The first option corresponds to a gastrointestinal illness rate of 36 cases in a population of 1,000, while the second option corresponds to a rate of 32 per 1,000.

The criteria that correspond to an illness rate of 36 cases per 1,000 correlate to water quality levels associated with the 1986 criteria, and that rate has a history of acceptance by the public, EPA said. The criteria that correspond to an illness rate of 32 cases per 1,000 would encourage an incremental improvement in water quality, it said.

EPA Recommends Backstop Level

The statistical threshold value serves as the backstop or the secondary level of concentration that EPA says must be met in order to protect the public health.

In a change from its proposal, EPA has recommended using a tighter statistical threshold value--the 90th percentile of the geometric mean of the samples for a particular water body--and said that no more than 10 percent of samples may exceed the statistical threshold value, “reducing the likelihood that high levels of bacteria from events such as strong rainfall will be missed.”

Initially, EPA had proposed using the 75th percentile of the geometric mean of the water samples as the STV, but now it is using that level as a beach action value, or the value at which beach advisories should be issued.

“The final criteria are more stringent compared with the proposal EPA put out,” Steve Fleischli, senior attorney for the Natural Resources Defense Council, told BNA.

For instance, Fleischli said, EPA agreed to set concentration thresholds, or indicator levels, based on a broader definition of an illness, which is not limited to gastrointestinal illnesses exhibiting a fever.

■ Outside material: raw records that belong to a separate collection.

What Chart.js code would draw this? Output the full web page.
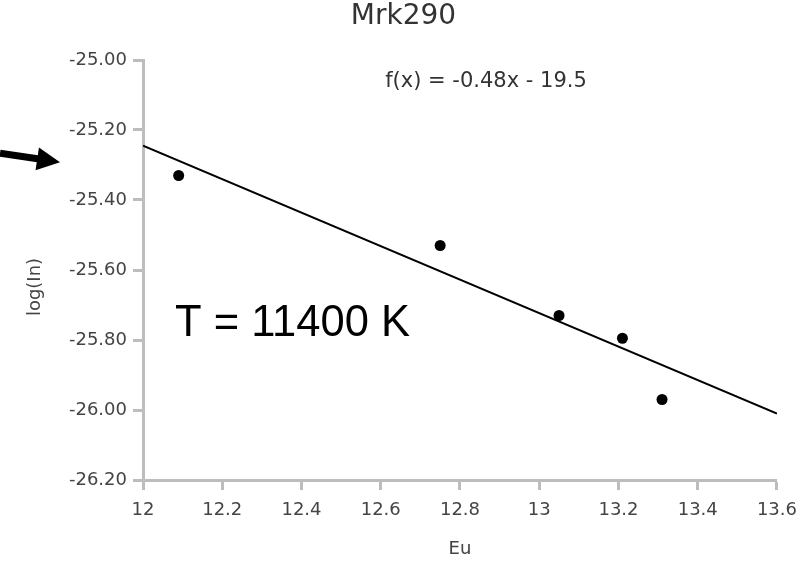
<!DOCTYPE html>
<html>
<head>
<meta charset="utf-8">
<script src="https://cdn.jsdelivr.net/npm/chart.js@4.4.0/dist/chart.umd.min.js"></script>
<style>
  html, body { margin: 0; padding: 0; background: #fff; }
  #wrap { width: 807px; height: 563px; }
</style>
</head>
<body>
<div id="wrap"><canvas id="chart" width="807" height="563"></canvas></div>
<script>
// === DATA ===
const eu = [12.09, 12.75, 13.05, 13.21, 13.31];
const logIn = [-25.33, -25.53, -25.73, -25.795, -25.97];

const fitX = [12, 13.6];
const fitY = [-25.245, -26.01];

const xTickValues = [12, 12.2, 12.4, 12.6, 12.8, 13, 13.2, 13.4, 13.6];
const xTickLabels = ["12", "12.2", "12.4", "12.6", "12.8", "13", "13.2", "13.4", "13.6"];
const yTickValues = [-25, -25.2, -25.4, -25.6, -25.8, -26, -26.2];
const yTickLabels = ["-25.00", "-25.20", "-25.40", "-25.60", "-25.80", "-26.00", "-26.20"];

const yTitle = "log(In)";
const fitLabel = "f(x) = -0.48x - 19.5";
const tempLabel = "T = 11400 K";

const FONT = "DejaVu Sans";
const AXIS_GREY = "#bdbdbd";
const TEXT_GREY = "#444";

// === ANNOTATIONS (y title, equation, temperature, arrow) ===
const annotations = {
  id: "annotations",
  afterDraw(chart) {
    const { ctx, chartArea, scales } = chart;
    ctx.save();

    // y axis title, sits a little below the middle of the axis
    ctx.save();
    ctx.translate(35, (chartArea.top + chartArea.bottom) / 2 + 17);
    ctx.rotate(-Math.PI / 2);
    ctx.fillStyle = TEXT_GREY;
    ctx.font = "18px '" + FONT + "'";
    ctx.textAlign = "center";
    ctx.textBaseline = "middle";
    ctx.fillText(yTitle, 0, 0);
    ctx.restore();

    ctx.fillStyle = "#333";
    ctx.font = "21px '" + FONT + "'";
    ctx.textAlign = "center";
    ctx.textBaseline = "middle";
    ctx.fillText(fitLabel, chartArea.left + 343, chartArea.top + 22);

    ctx.fillStyle = "#000";
    ctx.font = "43.5px 'Liberation Sans'";
    ctx.textAlign = "left";
    ctx.fillText(tempLabel, chartArea.left + 32, chartArea.top + 264);

    // arrow pointing at start of fit line
    const tipX = chartArea.left - 83;
    const tipY = scales.y.getPixelForValue(-25.292);
    const tailX = 0, tailY = tipY - 9;
    const ang = Math.atan2(tipY - tailY, tipX - tailX);
    const headLen = 23, headW = 11.5;
    const bx = tipX - headLen * Math.cos(ang);
    const by = tipY - headLen * Math.sin(ang);
    ctx.strokeStyle = "#000";
    ctx.lineWidth = 7;
    ctx.beginPath();
    ctx.moveTo(tailX, tailY);
    ctx.lineTo(bx + 2 * Math.cos(ang), by + 2 * Math.sin(ang));
    ctx.stroke();
    ctx.fillStyle = "#000";
    ctx.beginPath();
    ctx.moveTo(tipX, tipY);
    ctx.lineTo(bx + headW * Math.sin(ang), by - headW * Math.cos(ang));
    ctx.lineTo(bx - headW * Math.sin(ang), by + headW * Math.cos(ang));
    ctx.closePath();
    ctx.fill();

    ctx.restore();
  }
};

// === CHART ===
const ctx = document.getElementById("chart").getContext("2d");
new Chart(ctx, {
  type: "scatter",
  data: {
    datasets: [
      {
        label: "fit",
        data: fitX.map((x, i) => ({ x: x, y: fitY[i] })),
        showLine: true,
        borderColor: "#000",
        borderWidth: 2,
        pointRadius: 0,
        fill: false
      },
      {
        label: "Mrk290",
        data: eu.map((x, i) => ({ x: x, y: logIn[i] })),
        backgroundColor: "#000",
        borderColor: "#000",
        pointRadius: 5.5,
        pointBorderWidth: 0
      }
    ]
  },
  options: {
    responsive: false,
    animation: false,
    layout: { padding: 0 },
    plugins: {
      legend: { display: false },
      tooltip: { enabled: false },
      title: {
        display: true,
        text: "Mrk290",
        color: "#333",
        font: { family: FONT, size: 28, weight: "normal" },
        padding: { top: 0, bottom: 26.4 }
      }
    },
    scales: {
      x: {
        type: "linear",
        min: 12,
        max: 13.6,
        afterBuildTicks: s => { s.ticks = xTickValues.map(v => ({ value: v })); },
        afterFit: s => { s.height = 83; },
        ticks: {
          callback: (v, i) => xTickLabels[i],
          color: TEXT_GREY,
          font: { family: FONT, size: 18 },
          padding: 10,
          maxRotation: 0,
          autoSkip: false
        },
        grid: {
          drawOnChartArea: false,
          tickLength: 10,
          tickWidth: 3,
          tickColor: AXIS_GREY
        },
        border: { color: AXIS_GREY, width: 3 },
        title: {
          display: true,
          text: "Eu",
          color: TEXT_GREY,
          font: { family: FONT, size: 18 },
          padding: { top: 4, bottom: 3 }
        }
      },
      y: {
        type: "linear",
        min: -26.2,
        max: -25,
        afterBuildTicks: s => { s.ticks = yTickValues.map(v => ({ value: v })); },
        afterFit: s => { s.width = 143; },
        ticks: {
          callback: (v, i) => yTickLabels[i],
          color: TEXT_GREY,
          font: { family: FONT, size: 18 },
          padding: 6,
          autoSkip: false
        },
        grid: {
          drawOnChartArea: false,
          tickLength: 10,
          tickWidth: 3,
          tickColor: AXIS_GREY
        },
        border: { color: AXIS_GREY, width: 3 }
      },
      // empty right margin so the full-width title centres on the page
      yRight: {
        type: "linear",
        position: "right",
        display: true,
        afterFit: s => { s.width = 27; },
        ticks: { display: false },
        grid: { display: false },
        border: { display: false }
      }
    }
  },
  plugins: [annotations]
});
</script>
</body>
</html>
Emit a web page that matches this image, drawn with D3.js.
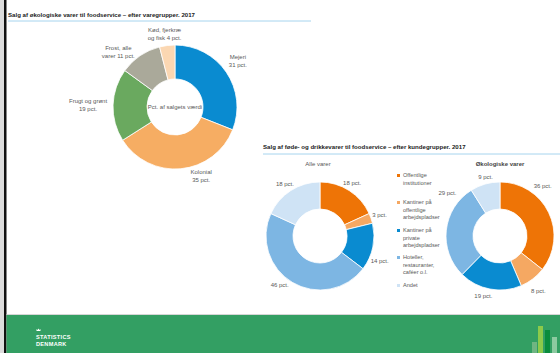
<!DOCTYPE html>
<html>
<head>
<meta charset="utf-8">
<script src="https://cdn.jsdelivr.net/npm/d3@7"></script>
<style>
  body { margin: 0; background: #fff; }
  svg { display: block; font-family: "Liberation Sans", Arial, sans-serif; }
</style>
</head>
<body>
<div id="chart"></div>
<script>
// Salg af økologiske varer - efter varegrupper
var varegrupper = [['Mejeri'], ['Kolonial'], ['Frugt og grønt'], ['Frost, alle', 'varer'], ['Kød, fjerkræ', 'og fisk']];
var varegruppeAndel = [31, 35, 19, 11, 4];

// Salg af føde- og drikkevarer - efter kundegrupper
var kundegrupper = [
  ['Offentlige', 'institutioner'],
  ['Kantiner på', 'offentlige', 'arbejdspladser'],
  ['Kantiner på', 'private', 'arbejdspladser'],
  ['Hoteller,', 'restauranter,', 'caféer o.l.'],
  ['Andet']
];
var alleVarer = [18, 3, 14, 46, 18];
var oekoVarer = [36, 8, 19, 29, 9];

var W = 560, H = 353;
var textColor = '#595959';
var varegruppeFarver = ['#0a8bd0', '#f6ad63', '#6aa95f', '#aaa99a', '#fbd7b2'];
var kundeFarver = ['#ee7406', '#f5a862', '#0a8bd0', '#7db6e3', '#cfe3f5'];

var svg = d3.select('#chart').append('svg')
  .attr('width', W)
  .attr('height', H);

// left page edge
svg.append('rect').attr('x', 0).attr('y', 0).attr('width', 4).attr('height', H).attr('fill', '#dcdcdc');
svg.append('rect').attr('x', 4).attr('y', 0).attr('width', 2.5).attr('height', H).attr('fill', '#111');

var pie = d3.pie().sort(null).value(function (d) { return d; });

function drawDonut(cx, cy, rOuter, rInner, values, colors, labelR, nudges, labelLines) {
  var g = svg.append('g').attr('transform', 'translate(' + cx + ',' + cy + ')');
  var arc = d3.arc().innerRadius(rInner).outerRadius(rOuter);
  var labelArc = d3.arc().innerRadius(labelR).outerRadius(labelR);
  var arcs = pie(values);

  g.selectAll('path')
    .data(arcs)
    .enter()
    .append('path')
    .attr('d', arc)
    .attr('fill', function (d, i) { return colors[i]; })
    .attr('stroke', '#fff')
    .attr('stroke-width', 0.8);

  arcs.forEach(function (d, i) {
    var c = labelArc.centroid(d);
    var n = nudges[i] || [0, 0];
    var lines = labelLines(d, i);
    var t = g.append('text')
      .attr('text-anchor', 'middle')
      .attr('fill', textColor)
      .attr('font-size', 6);
    var y0 = c[1] + n[1] - (lines.length - 1) * 4 + 2;
    lines.forEach(function (l, j) {
      t.append('tspan')
        .attr('x', c[0] + n[0])
        .attr('y', y0 + j * 8)
        .text(l);
    });
  });
  return g;
}

// ---- Chart 1 ----
svg.append('text')
  .attr('x', 8).attr('y', 17)
  .attr('font-size', 6.1).attr('font-weight', 'bold').attr('fill', '#222')
  .text('Salg af økologiske varer til foodservice – efter varegrupper. 2017');
svg.append('line')
  .attr('x1', 8).attr('x2', 311).attr('y1', 21).attr('y2', 21)
  .attr('stroke', '#8fc9ea').attr('stroke-width', 0.8);

var g1 = drawDonut(175, 107, 62, 28, varegruppeAndel, varegruppeFarver, 76,
  [[0, -3], [19, -7], [-11, 0], [-14, 8], [-1, 2]],
  function (d, i) {
    var lines = varegrupper[i].slice();
    var pct = d.data + ' pct.';
    if (lines.length === 1) lines.push(pct); else lines[lines.length - 1] += ' ' + pct;
    return lines;
  });
g1.append('text')
  .attr('text-anchor', 'middle').attr('y', 2)
  .attr('font-size', 6).attr('fill', textColor)
  .text('Pct. af salgets værdi');

// ---- Chart 2 ----
svg.append('text')
  .attr('x', 263).attr('y', 149)
  .attr('font-size', 6.1).attr('font-weight', 'bold').attr('fill', '#222')
  .text('Salg af føde- og drikkevarer til foodservice – efter kundegrupper. 2017');
svg.append('line')
  .attr('x1', 263).attr('x2', W).attr('y1', 154).attr('y2', 154)
  .attr('stroke', '#8fc9ea').attr('stroke-width', 0.8);

svg.append('text')
  .attr('x', 318).attr('y', 166).attr('text-anchor', 'middle')
  .attr('font-size', 6).attr('fill', textColor)
  .text('Alle varer');
svg.append('text')
  .attr('x', 500).attr('y', 166).attr('text-anchor', 'middle')
  .attr('font-size', 6).attr('font-weight', 'bold').attr('fill', '#444')
  .text('Økologiske varer');

var pctLabel = function (d) { return [d.data + ' pct.']; };
drawDonut(320, 236, 54, 27, alleVarer, kundeFarver, 63,
  [[-2, 0], [0, 0], [-2, 12], [-8, -5], [-1, 1]], pctLabel);
drawDonut(500, 236, 54, 27, oekoVarer, kundeFarver, 63,
  [[-14, -23], [0, 5], [-5, -2], [10, -36], [3, 2]], pctLabel);

// legend
var legendY = [177, 204, 232, 259, 287];
var legend = svg.append('g').selectAll('g')
  .data(kundegrupper)
  .enter()
  .append('g')
  .attr('transform', function (d, i) { return 'translate(397,' + legendY[i] + ')'; });
legend.append('rect')
  .attr('x', 0).attr('y', -3).attr('width', 3).attr('height', 3)
  .attr('fill', function (d, i) { return kundeFarver[i]; });
legend.append('text')
  .attr('fill', textColor).attr('font-size', 5.6)
  .selectAll('tspan')
  .data(function (d) { return d; })
  .enter()
  .append('tspan')
  .attr('x', 6)
  .attr('y', function (d, j) { return j * 7.5; })
  .text(function (d) { return d; });

// ---- footer ----
svg.append('line')
  .attr('x1', 6.5).attr('x2', W).attr('y1', 314.5).attr('y2', 314.5)
  .attr('stroke', '#d6d6d6').attr('stroke-width', 1);
svg.append('rect')
  .attr('x', 6.5).attr('y', 315).attr('width', W - 6.5).attr('height', H - 315)
  .attr('fill', '#339f63');

var logo = svg.append('g').attr('fill', '#fff').attr('font-weight', 'bold').attr('font-size', 5.6);
logo.append('path')
  .attr('d', 'M36.5,331 h4 v-2 l-1,1 l-1,-1.5 l-1,1.5 l-1,-1 z')
  .attr('fill', '#fff');
logo.append('text').attr('x', 36).attr('y', 338.5).attr('letter-spacing', 0.3).text('STATISTICS');
logo.append('text').attr('x', 36).attr('y', 345.5).attr('letter-spacing', 0.3).text('DENMARK');

var logoBars = [
  { x: 532, top: 342, c: '#6fb582' },
  { x: 538, top: 326, c: '#8cca4a' },
  { x: 545, top: 330, c: '#0a8c3c' },
  { x: 552, top: 337, c: '#8ccaa0' }
];
svg.selectAll('rect.logobar')
  .data(logoBars)
  .enter()
  .append('rect')
  .attr('class', 'logobar')
  .attr('x', function (d) { return d.x; })
  .attr('y', function (d) { return d.top; })
  .attr('width', 5)
  .attr('height', function (d) { return H - d.top; })
  .attr('fill', function (d) { return d.c; });
</script>
</body>
</html>
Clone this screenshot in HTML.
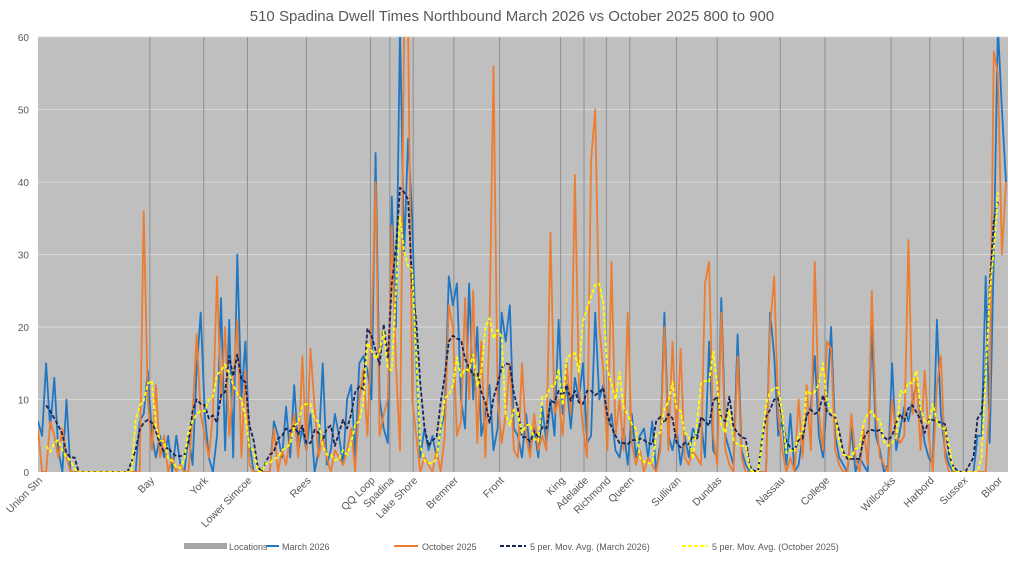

EPA had limited itself in its 1986 criteria by only considering an illness rate based on symptoms that accompanied fever, but NRDC and others had objected strongly to maintaining the status quo in the revised criteria.

Chris Hornback, senior regulatory affairs director for the National Association of Clean Water Agencies, told BNA that he partially agreed with Fleischli that the criteria were more stringent in parts.

“We know that EPA went back and combed the data back and forth and came up with a second set of numbers that it could justify,” Hornback said.

Inconsistency Among States Feared

Hornback said there would be a minor, incremental improvement in water quality from using one or the other recommended options because EPA has retained the geometric mean of 35 cfu per 100 mL for enterococci that it has been using. NACWA had urged EPA to retain that standard (214 DEN A-11, 11/6/12).

However, Fleischli expressed concern that “giving states the options to choose between criteria would lead to inconsistencies in water quality across states.”

The agency was under a consent decree to publish final criteria by Nov. 30 (Natural Resources Defense Council v. EPA, C.D. Cal., No. 06-4843, notice of extension 9/12/12; 207 DEN A-11, 10/26/12).